Thursday, July 28, 2011

The Power of the Oracle SIGN Function and Dates


Although I know this has been written about before, I thought it would still be worthwhile posting how the SIGN PL/SQL function can be inlined within a query to produce some really cool results when dealing with dates. We have a table that tracks a start date and end date for enrollments in our application.

The following table structure is more or less what we use:
SQL> desc APPLICATION_ENROLLMENT; 
Name                                      Null?    Type 
----------------------------------------- -------- ---------------- 
ENROLLMENT_ID                             NOT NULL NUMBER 
USER_ID                                   NOT NULL NUMBER 
REC_START_DT                                       DATE     
REC_END_DT                                         DATE

When someone is currently enrolled we set the end date to 12/31/9999.  So a very simple query might want to determine which enrollments are currently active.  This is easy enough as you can simply query out all of the records whose enrollment end dates are sufficiently in the future (as an aside, we could have also opted to use NULL values in the end date but felt using an actual value would be more efficient for indexing purposes for queries that operate off of both dates when searching for ranges of records that match (e.g., show me all enrollments between these two dates).

e.g., SELECT * FROM APPLICATION_ENROLLMENT WHERE REC_END_DT > sysdate + 365

Yet there are times when we have found that we want in the query to select out a value that is based on determining whether the enrollment is active.  Our most recent example came up while trying to satisfy a question regarding how many of our enrollments started or ended in the month of December.  We came up with the following very simple query that used the SIGN function to both filter out end dates that were in the future (because you might get a false positive for the month of December) and that allowed us to count the total number of matching enrollments.

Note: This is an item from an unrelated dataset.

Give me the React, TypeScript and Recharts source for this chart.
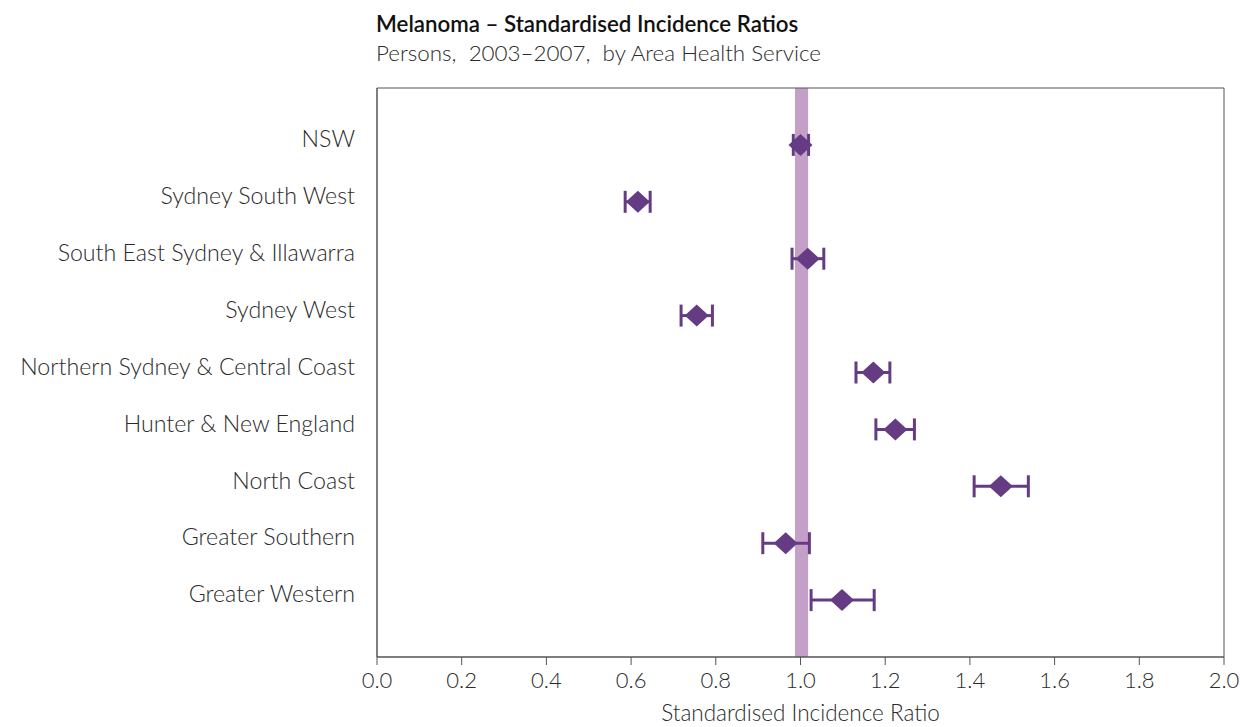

select sum( decode( to_number(to_char(rec_start_dt, 'MM')) , 12, 1, 0, decode( SIGN( rec_end_dt - (sysdate + 365) ), 1, 0, decode( to_number(to_char(rec_end_dt, 'MM')), 12, 1, 0) ) ) ) december_match from tracked_offender_device

By using the SIGN function we were able to translate the end date into a value (indicating whether it was in the future or not) that that we could then feed to a DECODE such that we could filter those end dates out. The rest of the query simply evaluates whether either the start date or remaining end dates occur in the month of December and if either do it returns a '1' that can then be summed to produce the result.